* [Data excerpt]:
* * * *

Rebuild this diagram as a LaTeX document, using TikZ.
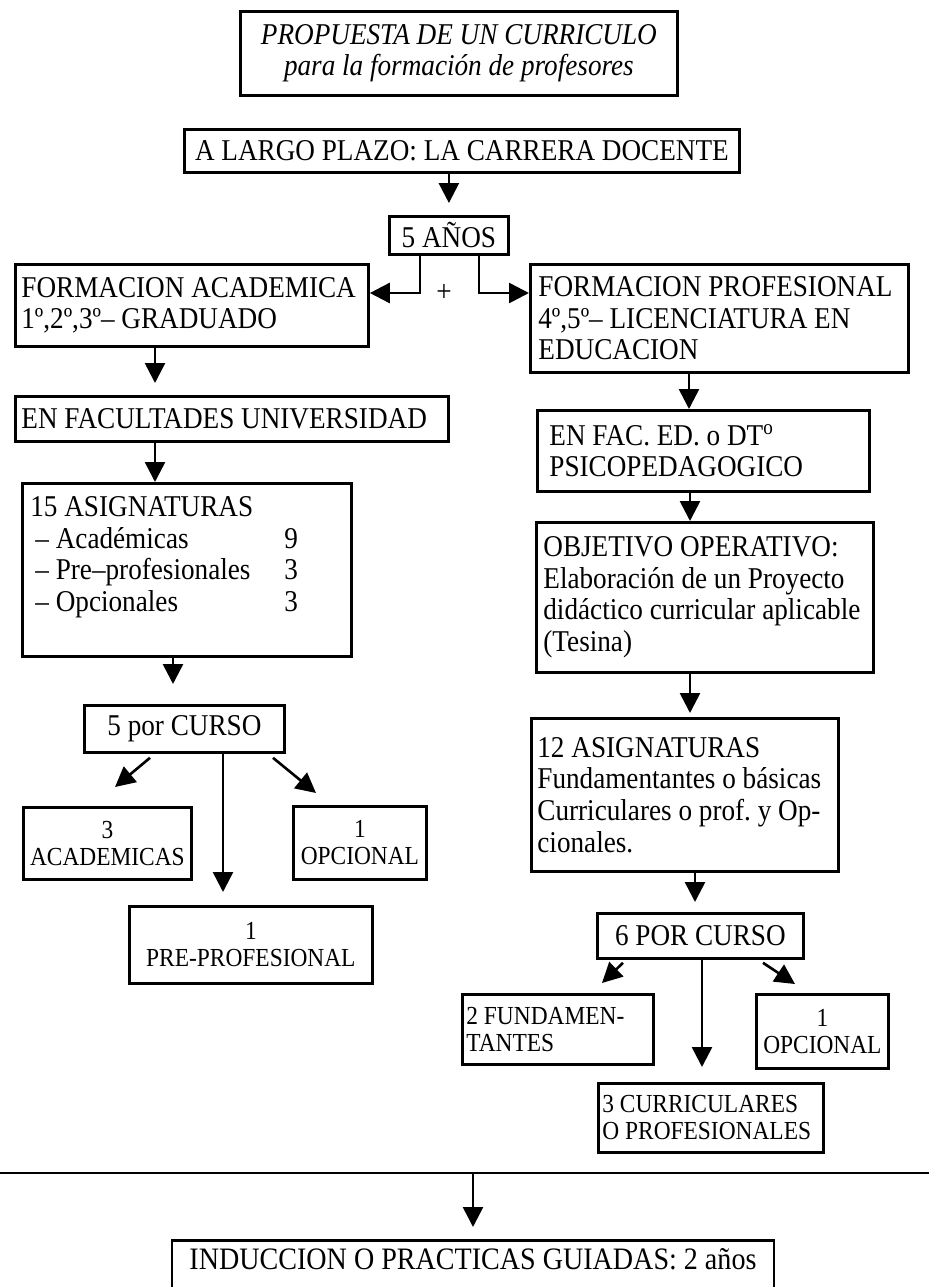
\documentclass[tikz,border=0pt]{standalone}
\usepackage{fontspec}
\setmainfont[FakeStretch=0.9]{Liberation Serif}
\usetikzlibrary{arrows.meta,calc}

\newcommand{\textoGrande}{\fontsize{15.1}{15.8}\selectfont\frenchspacing}
\newcommand{\textoChico}{\fontsize{13}{13.5}\selectfont\frenchspacing}

\begin{document}
\begin{tikzpicture}[x=0.5pt, y=-0.5pt, line width=1.4pt,
    caja/.style={draw, anchor=north west, inner xsep=4pt, inner ysep=2pt, font=\textoGrande},
    cajaizq/.style={caja, align=flush left, inner xsep=3pt},
    cajachica/.style={caja, align=center, inner xsep=2pt, font=\textoChico},
    flecha/.style={-{Triangle[length=10pt,width=10pt]}, line width=1.3pt}]
  \useasboundingbox (0,0) rectangle (929,1287);
  \clip (0,0) rectangle (929,1287);
  % Titulo
  \node[caja, align=center, minimum width=218.5pt, minimum height=42pt, font=\textoGrande\itshape] (titulo) at (239,10)
    {PROPUESTA DE UN CURRICULO\\para la formación de profesores};
  \node[caja, minimum width=277.5pt, minimum height=21.5pt] (plazo) at (183,128) {A LARGO PLAZO: LA CARRERA DOCENTE};
  \node[caja, minimum width=59.5pt, minimum height=19pt] (anio) at (388,215) {5 AÑOS};
  \node[font=\textoGrande] (mas) at (444,293) {+};
  % Rama academica
  \node[cajaizq, text width=170.5pt, minimum height=41pt] (acad) at (14,263) {FORMACION ACADEMICA\\1º,2º,3º– GRADUADO};
  \node[cajaizq, text width=210.5pt, minimum height=22.5pt] (fac) at (14,395) {EN FACULTADES UNIVERSIDAD};
  \node[cajaizq, inner xsep=4pt, text width=156.5pt, minimum height=86.5pt] (asig15) at (21,482)
    {15 ASIGNATURAS\\
     \makebox[127pt][l]{\,– Académicas}9\\
     \makebox[127pt][l]{\,– Pre–profesionales}3\\
     \makebox[127pt][l]{\,– Opcionales}3\\ ~};
  \node[caja, minimum width=100pt, minimum height=23.5pt] (curso5) at (83,704) {5 por CURSO};
  \node[cajachica, minimum width=84pt, minimum height=36pt] (acad3) at (22,806) {3\\ACADEMICAS};
  \node[cajachica, minimum width=66.5pt, minimum height=36.5pt] (opc1) at (292,805) {1\\OPCIONAL};
  \node[cajachica, minimum width=121.5pt, minimum height=38.5pt] (prepro) at (128,905) {1\\PRE-PROFESIONAL};
  % Rama profesional
  \node[cajaizq, inner xsep=4pt, text width=181pt, minimum height=54pt] (prof) at (529,263)
    {FORMACION PROFESIONAL\\4º,5º– LICENCIATURA EN\\EDUCACION};
  \node[cajaizq, inner xsep=6pt, text width=154pt, minimum height=40.5pt] (facEd) at (536,409)
    {EN FAC. ED. o DT\textsuperscript{o}\\PSICOPEDAGOGICO};
  \node[cajaizq, inner xsep=3.5pt, text width=161.5pt, minimum height=75pt] (objetivo) at (535,521)
    {OBJETIVO OPERATIVO:\\Elaboración de un Proyecto\\didáctico curricular aplicable\\(Tesina)};
  \node[cajaizq, inner xsep=3pt, text width=147.5pt, minimum height=76.5pt] (asig12) at (530,717)
    {12 ASIGNATURAS\\Fundamentantes o básicas\\Curriculares o prof. y Op-\\cionales.};
  \node[caja, minimum width=103pt, minimum height=22.5pt] (curso6) at (596,912) {6 POR CURSO};
  \node[cajachica, align=flush left, text width=91.5pt, minimum height=35pt] (fund2) at (461,993) {2 FUNDAMEN-\\TANTES};
  \node[cajachica, minimum width=66pt, minimum height=37pt] (opc1r) at (755,993) {1\\OPCIONAL};
  \node[cajachica, align=flush left, text width=108.5pt, minimum height=34.5pt] (curr3) at (597,1082) {3 CURRICULARES\\O PROFESIONALES};
  % Induccion
  \draw (0,1173) -- (929,1173);
  \coordinate (corte) at (473,1173);
  \node[caja, anchor=north, minimum width=301pt, text height=11.5pt, text depth=26pt, inner ysep=3pt,
    font=\fontsize{15.6}{16}\selectfont] (ind) at (473,1239) {INDUCCION O PRACTICAS GUIADAS: 2 años};
  % Flechas
  \draw[flecha, shorten >=6pt] (plazo.south -| anio.north) -- (anio.north);
  \draw[flecha] ($(anio.south west)+(32,0)$) |- ($(acad.north east)+(0,30)$);
  \draw[flecha] ($(anio.south west)+(91,0)$) |- ($(prof.north west)+(0,30)$);
  \draw[flecha, shorten >=6pt] ($(acad.south west)+(141,0)$) -- ($(fac.north west)+(141,0)$);
  \draw[flecha] ($(fac.south west)+(141,0)$) -- ($(asig15.north west)+(134,0)$);
  \draw[flecha, shorten >=10pt] ($(asig15.south west)+(152,0)$) -- ($(curso5.north west)+(90,0)$);
  \draw[flecha] ($(curso5.south west)+(67,4)$) -- ($(acad3.north west)+(93,-19)$);
  \draw[flecha, shorten >=6.5pt] ($(curso5.south west)+(140,0)$) -- ($(prepro.north west)+(95,0)$);
  \draw[flecha] ($(curso5.south west)+(190,4)$) -- ($(opc1.north west)+(24,-12)$);
  \draw[flecha] ($(prof.south west)+(160,0)$) -- ($(facEd.north west)+(153,0)$);
  \draw[flecha] ($(facEd.south west)+(154,0)$) -- ($(objetivo.north west)+(155,0)$);
  \draw[flecha, shorten >=2pt] ($(objetivo.south west)+(155,0)$) -- ($(asig12.north west)+(160,0)$);
  \draw[flecha, shorten >=5pt] ($(asig12.south west)+(165,0)$) -- ($(curso6.north west)+(99,0)$);
  \draw[flecha] ($(curso6.south west)+(27,3)$) -- ($(fund2.north west)+(141,-10)$);
  \draw[flecha, shorten >=7.5pt] ($(curso6.south west)+(106,0)$) -- ($(curr3.north west)+(105,0)$);
  \draw[flecha] ($(curso6.south west)+(167,3)$) -- ($(opc1r.north west)+(40,-9)$);
  \draw[flecha, shorten >=6pt] (corte) -- (ind.north);
\end{tikzpicture}
\end{document}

* * * *

* [Request]: Reproduce every line exactly and omit all pictures.

* [Solution below]:
Rebuild this diagram as a LaTeX document, using TikZ.
\documentclass[tikz,border=0pt]{standalone}
\usepackage{fontspec}
\setmainfont[FakeStretch=0.9]{Liberation Serif}
\usetikzlibrary{arrows.meta,calc}

\newcommand{\textoGrande}{\fontsize{15.1}{15.8}\selectfont\frenchspacing}
\newcommand{\textoChico}{\fontsize{13}{13.5}\selectfont\frenchspacing}

\begin{document}
\begin{tikzpicture}[x=0.5pt, y=-0.5pt, line width=1.4pt,
    caja/.style={draw, anchor=north west, inner xsep=4pt, inner ysep=2pt, font=\textoGrande},
    cajaizq/.style={caja, align=flush left, inner xsep=3pt},
    cajachica/.style={caja, align=center, inner xsep=2pt, font=\textoChico},
    flecha/.style={-{Triangle[length=10pt,width=10pt]}, line width=1.3pt}]
  \useasboundingbox (0,0) rectangle (929,1287);
  \clip (0,0) rectangle (929,1287);
  % Titulo
  \node[caja, align=center, minimum width=218.5pt, minimum height=42pt, font=\textoGrande\itshape] (titulo) at (239,10)
    {PROPUESTA DE UN CURRICULO\\para la formación de profesores};
  \node[caja, minimum width=277.5pt, minimum height=21.5pt] (plazo) at (183,128) {A LARGO PLAZO: LA CARRERA DOCENTE};
  \node[caja, minimum width=59.5pt, minimum height=19pt] (anio) at (388,215) {5 AÑOS};
  \node[font=\textoGrande] (mas) at (444,293) {+};
  % Rama academica
  \node[cajaizq, text width=170.5pt, minimum height=41pt] (acad) at (14,263) {FORMACION ACADEMICA\\1º,2º,3º– GRADUADO};
  \node[cajaizq, text width=210.5pt, minimum height=22.5pt] (fac) at (14,395) {EN FACULTADES UNIVERSIDAD};
  \node[cajaizq, inner xsep=4pt, text width=156.5pt, minimum height=86.5pt] (asig15) at (21,482)
    {15 ASIGNATURAS\\
     \makebox[127pt][l]{\,– Académicas}9\\
     \makebox[127pt][l]{\,– Pre–profesionales}3\\
     \makebox[127pt][l]{\,– Opcionales}3\\ ~};
  \node[caja, minimum width=100pt, minimum height=23.5pt] (curso5) at (83,704) {5 por CURSO};
  \node[cajachica, minimum width=84pt, minimum height=36pt] (acad3) at (22,806) {3\\ACADEMICAS};
  \node[cajachica, minimum width=66.5pt, minimum height=36.5pt] (opc1) at (292,805) {1\\OPCIONAL};
  \node[cajachica, minimum width=121.5pt, minimum height=38.5pt] (prepro) at (128,905) {1\\PRE-PROFESIONAL};
  % Rama profesional
  \node[cajaizq, inner xsep=4pt, text width=181pt, minimum height=54pt] (prof) at (529,263)
    {FORMACION PROFESIONAL\\4º,5º– LICENCIATURA EN\\EDUCACION};
  \node[cajaizq, inner xsep=6pt, text width=154pt, minimum height=40.5pt] (facEd) at (536,409)
    {EN FAC. ED. o DT\textsuperscript{o}\\PSICOPEDAGOGICO};
  \node[cajaizq, inner xsep=3.5pt, text width=161.5pt, minimum height=75pt] (objetivo) at (535,521)
    {OBJETIVO OPERATIVO:\\Elaboración de un Proyecto\\didáctico curricular aplicable\\(Tesina)};
  \node[cajaizq, inner xsep=3pt, text width=147.5pt, minimum height=76.5pt] (asig12) at (530,717)
    {12 ASIGNATURAS\\Fundamentantes o básicas\\Curriculares o prof. y Op-\\cionales.};
  \node[caja, minimum width=103pt, minimum height=22.5pt] (curso6) at (596,912) {6 POR CURSO};
  \node[cajachica, align=flush left, text width=91.5pt, minimum height=35pt] (fund2) at (461,993) {2 FUNDAMEN-\\TANTES};
  \node[cajachica, minimum width=66pt, minimum height=37pt] (opc1r) at (755,993) {1\\OPCIONAL};
  \node[cajachica, align=flush left, text width=108.5pt, minimum height=34.5pt] (curr3) at (597,1082) {3 CURRICULARES\\O PROFESIONALES};
  % Induccion
  \draw (0,1173) -- (929,1173);
  \coordinate (corte) at (473,1173);
  \node[caja, anchor=north, minimum width=301pt, text height=11.5pt, text depth=26pt, inner ysep=3pt,
    font=\fontsize{15.6}{16}\selectfont] (ind) at (473,1239) {INDUCCION O PRACTICAS GUIADAS: 2 años};
  % Flechas
  \draw[flecha, shorten >=6pt] (plazo.south -| anio.north) -- (anio.north);
  \draw[flecha] ($(anio.south west)+(32,0)$) |- ($(acad.north east)+(0,30)$);
  \draw[flecha] ($(anio.south west)+(91,0)$) |- ($(prof.north west)+(0,30)$);
  \draw[flecha, shorten >=6pt] ($(acad.south west)+(141,0)$) -- ($(fac.north west)+(141,0)$);
  \draw[flecha] ($(fac.south west)+(141,0)$) -- ($(asig15.north west)+(134,0)$);
  \draw[flecha, shorten >=10pt] ($(asig15.south west)+(152,0)$) -- ($(curso5.north west)+(90,0)$);
  \draw[flecha] ($(curso5.south west)+(67,4)$) -- ($(acad3.north west)+(93,-19)$);
  \draw[flecha, shorten >=6.5pt] ($(curso5.south west)+(140,0)$) -- ($(prepro.north west)+(95,0)$);
  \draw[flecha] ($(curso5.south west)+(190,4)$) -- ($(opc1.north west)+(24,-12)$);
  \draw[flecha] ($(prof.south west)+(160,0)$) -- ($(facEd.north west)+(153,0)$);
  \draw[flecha] ($(facEd.south west)+(154,0)$) -- ($(objetivo.north west)+(155,0)$);
  \draw[flecha, shorten >=2pt] ($(objetivo.south west)+(155,0)$) -- ($(asig12.north west)+(160,0)$);
  \draw[flecha, shorten >=5pt] ($(asig12.south west)+(165,0)$) -- ($(curso6.north west)+(99,0)$);
  \draw[flecha] ($(curso6.south west)+(27,3)$) -- ($(fund2.north west)+(141,-10)$);
  \draw[flecha, shorten >=7.5pt] ($(curso6.south west)+(106,0)$) -- ($(curr3.north west)+(105,0)$);
  \draw[flecha] ($(curso6.south west)+(167,3)$) -- ($(opc1r.north west)+(40,-9)$);
  \draw[flecha, shorten >=6pt] (corte) -- (ind.north);
\end{tikzpicture}
\end{document}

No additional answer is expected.